Tracking and follow-up
The MP4 + a hosted page beats sending the file alone:
- Host the video on a page you control. Free options: a Notion page set to public, an unlisted YouTube link in a doc, or a simple
share.yoursaas.com/demo-acme.mp4static page. - Track who watched (Loom, Vidyard, Wistia, or basic analytics).
- Reach out to the watchers, not the unopened. Cold inbound has noise. Watched-the-video inbound is qualified.
The point isn’t the tracking — it’s the segmentation. People who finished the video are different from people who didn’t open it. Treat them differently.
What still needs a live call
Async is a tool, not a strategy. Keep live for:
- Discovery calls with named accounts.
- Custom demos for prospects with non-standard workflows.
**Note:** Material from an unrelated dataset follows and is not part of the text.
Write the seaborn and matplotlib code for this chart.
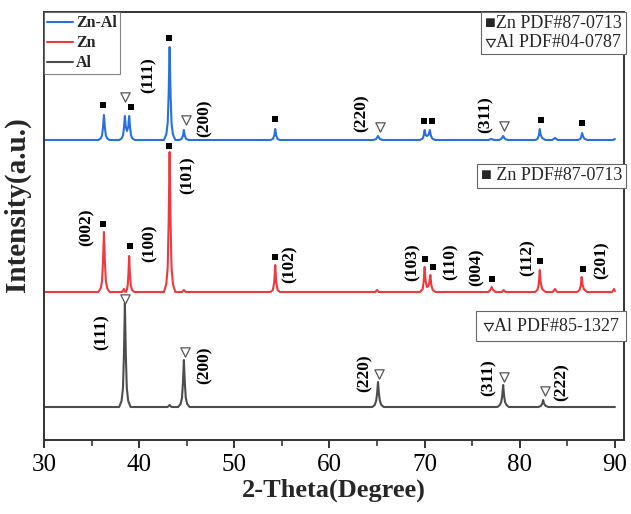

- Final negotiation and pricing.
- Demos to economic buyers who explicitly asked for one.
Don’t replace those. Replace the repeated, generic, "let me run through the standard demo" call. That’s the wasteful one.
The honest tradeoff
Async demos lose two things you should price in:
- No real-time questions. The prospect can’t object in the moment. Some objections die in silence and never surface — those are deals you’re losing without knowing.
- No body language signal. You don’t see "they nodded at slide 4 and frowned at slide 7." You only see the watch graph.
Compensate with: a short text follow-up that asks what landed and what didn’t. The watch graph plus a one-question email is a surprisingly good substitute for being in the room.